## Written task
Retype the whole listing verbatim and keep the pictures out of it.

## Recorded information
* * * *

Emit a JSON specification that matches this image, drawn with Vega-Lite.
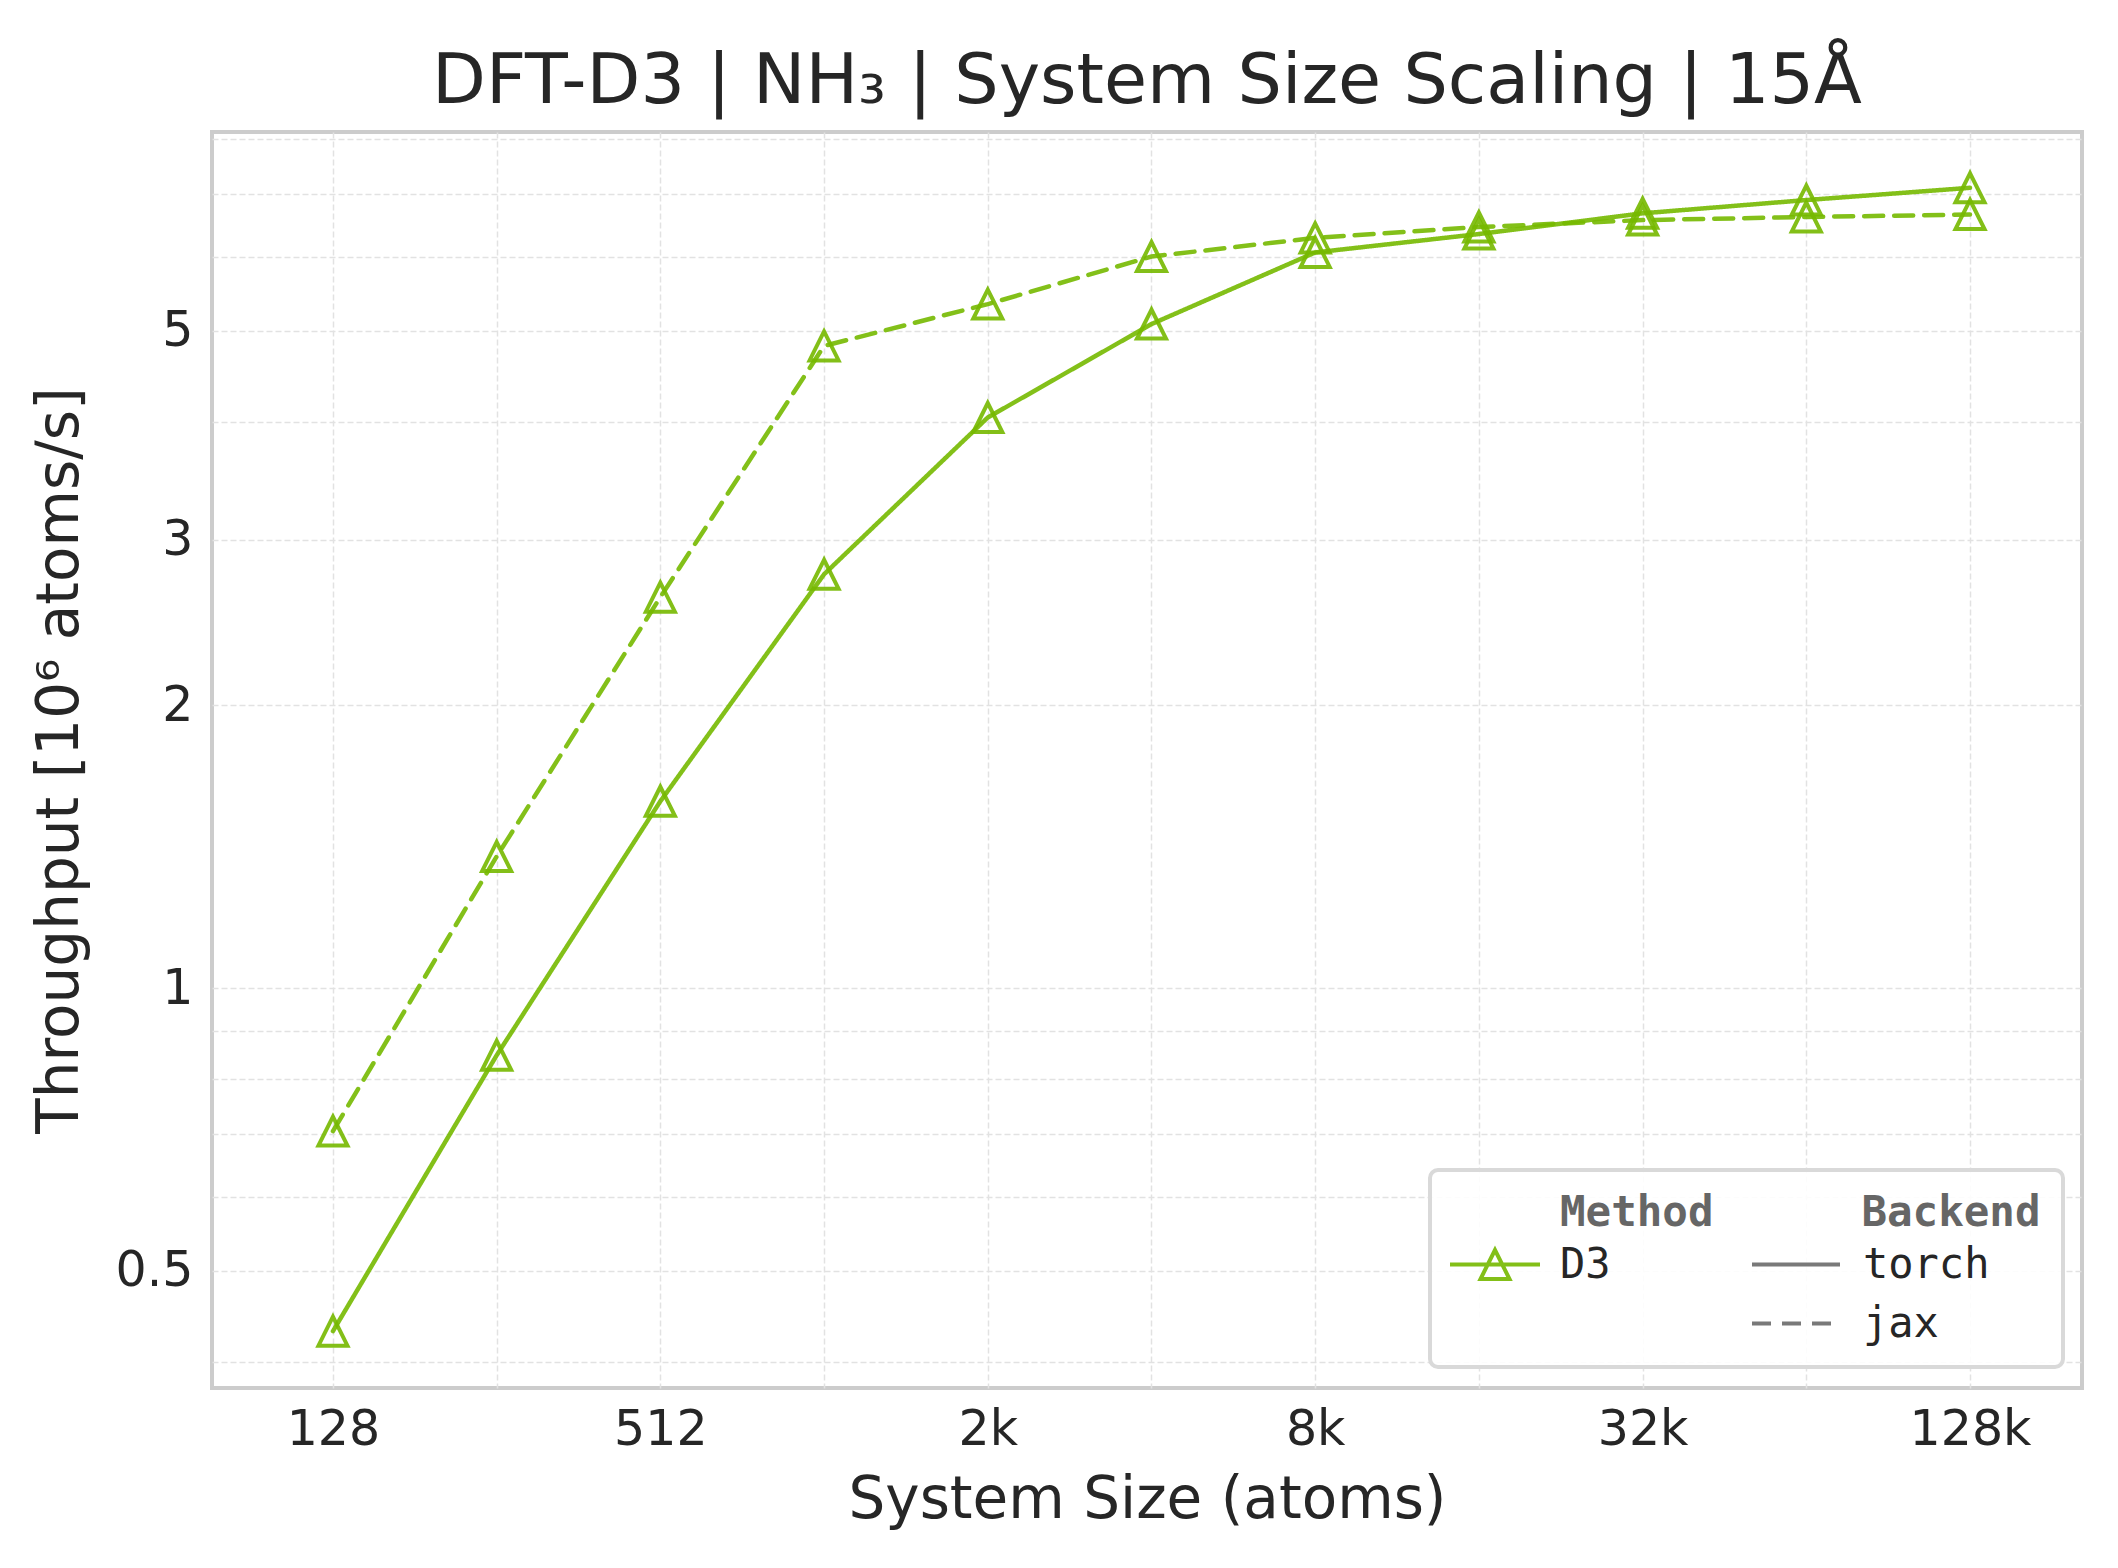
{
  "$schema": "https://vega.github.io/schema/vega-lite/v6.json",
  "autosize": {"type": "none"},
  "width": 1870,
  "height": 1256,
  "padding": {"left": 212, "top": 132, "right": 36, "bottom": 180},
  "background": "white",
  "title": {
    "text": "DFT-D3 | NH₃ | System Size Scaling | 15Å",
    "font": "DejaVu Sans",
    "fontSize": 70,
    "fontWeight": "normal",
    "color": "#262626",
    "anchor": "middle",
    "frame": "group",
    "baseline": "alphabetic",
    "offset": 29,
    "dy": 87
  },
  "config": {
    "font": "DejaVu Sans",
    "view": {"stroke": "#cccccc", "strokeWidth": 4},
    "legend": {"strokeWidth": 4, "titleLimit": 1000, "labelLimit": 1000},
    "axis": {
      "labelFont": "DejaVu Sans",
      "labelFontSize": 49,
      "labelColor": "#262626",
      "titleFont": "DejaVu Sans",
      "titleFontSize": 58,
      "titleFontWeight": "normal",
      "titleColor": "#262626",
      "ticks": false,
      "tickSize": 0,
      "domain": false,
      "gridColor": "#e2e2e2",
      "gridDash": [6, 3],
      "gridWidth": 1.5,
      "labelFlush": false,
      "labelOverlap": false
    }
  },
  "data": {
    "values": [
      {"atoms": 128, "backend": "torch", "method": "D3", "throughput": 0.4315},
      {"atoms": 256, "backend": "torch", "method": "D3", "throughput": 0.848},
      {"atoms": 512, "backend": "torch", "method": "D3", "throughput": 1.58},
      {"atoms": 1024, "backend": "torch", "method": "D3", "throughput": 2.755},
      {"atoms": 2048, "backend": "torch", "method": "D3", "throughput": 4.045},
      {"atoms": 4096, "backend": "torch", "method": "D3", "throughput": 5.085},
      {"atoms": 8192, "backend": "torch", "method": "D3", "throughput": 6.06},
      {"atoms": 16384, "backend": "torch", "method": "D3", "throughput": 6.34},
      {"atoms": 32768, "backend": "torch", "method": "D3", "throughput": 6.67},
      {"atoms": 65536, "backend": "torch", "method": "D3", "throughput": 6.89},
      {"atoms": 131072, "backend": "torch", "method": "D3", "throughput": 7.1},
      {"atoms": 128, "backend": "jax", "method": "D3", "throughput": 0.7043},
      {"atoms": 256, "backend": "jax", "method": "D3", "throughput": 1.38},
      {"atoms": 512, "backend": "jax", "method": "D3", "throughput": 2.605},
      {"atoms": 1024, "backend": "jax", "method": "D3", "throughput": 4.82},
      {"atoms": 2048, "backend": "jax", "method": "D3", "throughput": 5.34},
      {"atoms": 4096, "backend": "jax", "method": "D3", "throughput": 6.0},
      {"atoms": 8192, "backend": "jax", "method": "D3", "throughput": 6.28},
      {"atoms": 16384, "backend": "jax", "method": "D3", "throughput": 6.45},
      {"atoms": 32768, "backend": "jax", "method": "D3", "throughput": 6.56},
      {"atoms": 65536, "backend": "jax", "method": "D3", "throughput": 6.61},
      {"atoms": 131072, "backend": "jax", "method": "D3", "throughput": 6.65}
    ]
  },
  "encoding": {
    "x": {
      "field": "atoms",
      "type": "quantitative",
      "scale": {"type": "log", "base": 2, "domain": [76.7, 210600], "nice": false},
      "axis": {
        "title": "System Size (atoms)",
        "values": [128, 256, 512, 1024, 2048, 4096, 8192, 16384, 32768, 65536, 131072],
        "labelExpr": "datum.value == 128 ? '128' : datum.value == 512 ? '512' : datum.value == 2048 ? '2k' : datum.value == 8192 ? '8k' : datum.value == 32768 ? '32k' : datum.value == 131072 ? '128k' : ''",
        "labelPadding": 17,
        "titlePadding": 17
      }
    },
    "y": {
      "field": "throughput",
      "type": "quantitative",
      "scale": {"type": "log", "domain": [0.3754, 8.14], "nice": false, "zero": false},
      "axis": {
        "title": "Throughput [10⁶ atoms/s]",
        "values": [0.4, 0.5, 0.6, 0.7, 0.8, 0.9, 1, 2, 3, 4, 5, 6, 7, 8],
        "labelExpr": "datum.value == 0.5 ? '0.5' : datum.value == 1 ? '1' : datum.value == 2 ? '2' : datum.value == 3 ? '3' : datum.value == 5 ? '5' : ''",
        "labelPadding": 19,
        "titlePadding": 26
      }
    },
    "color": {
      "field": "method",
      "type": "nominal",
      "scale": {"domain": ["D3"], "range": ["#76b900"]},
      "legend": {
        "title": "Method",
        "orient": "none",
        "legendX": 1328,
        "legendY": 1040,
        "padding": 20,
        "zindex": 1,
        "titleFont": "DejaVu Sans Mono",
        "titleFontSize": 42.5,
        "titleFontWeight": "bold",
        "titleColor": "#666666",
        "titlePadding": 9,
        "labelFont": "DejaVu Sans Mono",
        "labelFontSize": 42,
        "labelColor": "#262626",
        "labelOffset": 44,
        "symbolType": "M-4.5,0H4.5M0,-1.45L-1.45,1.45L1.45,1.45Z",
        "symbolSize": 400,
        "symbolOffset": -86,
        "symbolStrokeWidth": 4,
        "symbolFillColor": "transparent",
        "symbolStrokeColor": "#76b900",
        "symbolOpacity": 0.9
      }
    }
  },
  "layer": [
    {
      "mark": {"type": "line", "strokeWidth": 4.5, "strokeCap": "round", "opacity": 0.9},
      "encoding": {
        "strokeDash": {
          "field": "backend",
          "type": "nominal",
          "scale": {"domain": ["torch", "jax"], "range": [[1, 0], [19, 11]]},
          "legend": {
            "title": "\u200b\u00a0\u00a0\u00a0\u00a0\u00a0\u00a0\u00a0\u00a0\u00a0\u00a0\u00a0\u00a0\u00a0\u00a0\u00a0\u00a0Backend",
            "orient": "none",
            "legendX": 1218,
            "legendY": 1038,
            "padding": 22,
            "zindex": 0,
            "strokeColor": "#d9d9d9",
            "fillColor": "rgba(255,255,255,0.9)",
            "cornerRadius": 8,
            "titleFont": "DejaVu Sans Mono",
            "titleFontSize": 42.5,
            "titleFontWeight": "bold",
            "titleColor": "#666666",
            "titlePadding": 9,
            "titleLimit": 1000,
            "labelFont": "DejaVu Sans Mono",
            "labelFontSize": 42,
            "labelColor": "#262626",
            "labelOffset": 46,
            "rowPadding": 17,
            "symbolType": "M-4.4,0H4.4",
            "symbolSize": 400,
            "symbolOffset": 323,
            "symbolStrokeWidth": 4,
            "symbolStrokeColor": "#6b6b6b",
            "symbolFillColor": "transparent"
          }
        }
      }
    },
    {
      "mark": {"type": "point", "shape": "M0,-1L-1,1L1,1Z", "size": 841, "filled": false, "strokeWidth": 4, "opacity": 0.9}
    }
  ]
}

* * * *

## Response to the exercise
Emit a JSON specification that matches this image, drawn with Vega-Lite.
{
  "$schema": "https://vega.github.io/schema/vega-lite/v6.json",
  "autosize": {"type": "none"},
  "width": 1870,
  "height": 1256,
  "padding": {"left": 212, "top": 132, "right": 36, "bottom": 180},
  "background": "white",
  "title": {
    "text": "DFT-D3 | NH₃ | System Size Scaling | 15Å",
    "font": "DejaVu Sans",
    "fontSize": 70,
    "fontWeight": "normal",
    "color": "#262626",
    "anchor": "middle",
    "frame": "group",
    "baseline": "alphabetic",
    "offset": 29,
    "dy": 87
  },
  "config": {
    "font": "DejaVu Sans",
    "view": {"stroke": "#cccccc", "strokeWidth": 4},
    "legend": {"strokeWidth": 4, "titleLimit": 1000, "labelLimit": 1000},
    "axis": {
      "labelFont": "DejaVu Sans",
      "labelFontSize": 49,
      "labelColor": "#262626",
      "titleFont": "DejaVu Sans",
      "titleFontSize": 58,
      "titleFontWeight": "normal",
      "titleColor": "#262626",
      "ticks": false,
      "tickSize": 0,
      "domain": false,
      "gridColor": "#e2e2e2",
      "gridDash": [6, 3],
      "gridWidth": 1.5,
      "labelFlush": false,
      "labelOverlap": false
    }
  },
  "data": {
    "values": [
      {"atoms": 128, "backend": "torch", "method": "D3", "throughput": 0.4315},
      {"atoms": 256, "backend": "torch", "method": "D3", "throughput": 0.848},
      {"atoms": 512, "backend": "torch", "method": "D3", "throughput": 1.58},
      {"atoms": 1024, "backend": "torch", "method": "D3", "throughput": 2.755},
      {"atoms": 2048, "backend": "torch", "method": "D3", "throughput": 4.045},
      {"atoms": 4096, "backend": "torch", "method": "D3", "throughput": 5.085},
      {"atoms": 8192, "backend": "torch", "method": "D3", "throughput": 6.06},
      {"atoms": 16384, "backend": "torch", "method": "D3", "throughput": 6.34},
      {"atoms": 32768, "backend": "torch", "method": "D3", "throughput": 6.67},
      {"atoms": 65536, "backend": "torch", "method": "D3", "throughput": 6.89},
      {"atoms": 131072, "backend": "torch", "method": "D3", "throughput": 7.1},
      {"atoms": 128, "backend": "jax", "method": "D3", "throughput": 0.7043},
      {"atoms": 256, "backend": "jax", "method": "D3", "throughput": 1.38},
      {"atoms": 512, "backend": "jax", "method": "D3", "throughput": 2.605},
      {"atoms": 1024, "backend": "jax", "method": "D3", "throughput": 4.82},
      {"atoms": 2048, "backend": "jax", "method": "D3", "throughput": 5.34},
      {"atoms": 4096, "backend": "jax", "method": "D3", "throughput": 6.0},
      {"atoms": 8192, "backend": "jax", "method": "D3", "throughput": 6.28},
      {"atoms": 16384, "backend": "jax", "method": "D3", "throughput": 6.45},
      {"atoms": 32768, "backend": "jax", "method": "D3", "throughput": 6.56},
      {"atoms": 65536, "backend": "jax", "method": "D3", "throughput": 6.61},
      {"atoms": 131072, "backend": "jax", "method": "D3", "throughput": 6.65}
    ]
  },
  "encoding": {
    "x": {
      "field": "atoms",
      "type": "quantitative",
      "scale": {"type": "log", "base": 2, "domain": [76.7, 210600], "nice": false},
      "axis": {
        "title": "System Size (atoms)",
        "values": [128, 256, 512, 1024, 2048, 4096, 8192, 16384, 32768, 65536, 131072],
        "labelExpr": "datum.value == 128 ? '128' : datum.value == 512 ? '512' : datum.value == 2048 ? '2k' : datum.value == 8192 ? '8k' : datum.value == 32768 ? '32k' : datum.value == 131072 ? '128k' : ''",
        "labelPadding": 17,
        "titlePadding": 17
      }
    },
    "y": {
      "field": "throughput",
      "type": "quantitative",
      "scale": {"type": "log", "domain": [0.3754, 8.14], "nice": false, "zero": false},
      "axis": {
        "title": "Throughput [10⁶ atoms/s]",
        "values": [0.4, 0.5, 0.6, 0.7, 0.8, 0.9, 1, 2, 3, 4, 5, 6, 7, 8],
        "labelExpr": "datum.value == 0.5 ? '0.5' : datum.value == 1 ? '1' : datum.value == 2 ? '2' : datum.value == 3 ? '3' : datum.value == 5 ? '5' : ''",
        "labelPadding": 19,
        "titlePadding": 26
      }
    },
    "color": {
      "field": "method",
      "type": "nominal",
      "scale": {"domain": ["D3"], "range": ["#76b900"]},
      "legend": {
        "title": "Method",
        "orient": "none",
        "legendX": 1328,
        "legendY": 1040,
        "padding": 20,
        "zindex": 1,
        "titleFont": "DejaVu Sans Mono",
        "titleFontSize": 42.5,
        "titleFontWeight": "bold",
        "titleColor": "#666666",
        "titlePadding": 9,
        "labelFont": "DejaVu Sans Mono",
        "labelFontSize": 42,
        "labelColor": "#262626",
        "labelOffset": 44,
        "symbolType": "M-4.5,0H4.5M0,-1.45L-1.45,1.45L1.45,1.45Z",
        "symbolSize": 400,
        "symbolOffset": -86,
        "symbolStrokeWidth": 4,
        "symbolFillColor": "transparent",
        "symbolStrokeColor": "#76b900",
        "symbolOpacity": 0.9
      }
    }
  },
  "layer": [
    {
      "mark": {"type": "line", "strokeWidth": 4.5, "strokeCap": "round", "opacity": 0.9},
      "encoding": {
        "strokeDash": {
          "field": "backend",
          "type": "nominal",
          "scale": {"domain": ["torch", "jax"], "range": [[1, 0], [19, 11]]},
          "legend": {
            "title": "\u200b\u00a0\u00a0\u00a0\u00a0\u00a0\u00a0\u00a0\u00a0\u00a0\u00a0\u00a0\u00a0\u00a0\u00a0\u00a0\u00a0Backend",
            "orient": "none",
            "legendX": 1218,
            "legendY": 1038,
            "padding": 22,
            "zindex": 0,
            "strokeColor": "#d9d9d9",
            "fillColor": "rgba(255,255,255,0.9)",
            "cornerRadius": 8,
            "titleFont": "DejaVu Sans Mono",
            "titleFontSize": 42.5,
            "titleFontWeight": "bold",
            "titleColor": "#666666",
            "titlePadding": 9,
            "titleLimit": 1000,
            "labelFont": "DejaVu Sans Mono",
            "labelFontSize": 42,
            "labelColor": "#262626",
            "labelOffset": 46,
            "rowPadding": 17,
            "symbolType": "M-4.4,0H4.4",
            "symbolSize": 400,
            "symbolOffset": 323,
            "symbolStrokeWidth": 4,
            "symbolStrokeColor": "#6b6b6b",
            "symbolFillColor": "transparent"
          }
        }
      }
    },
    {
      "mark": {"type": "point", "shape": "M0,-1L-1,1L1,1Z", "size": 841, "filled": false, "strokeWidth": 4, "opacity": 0.9}
    }
  ]
}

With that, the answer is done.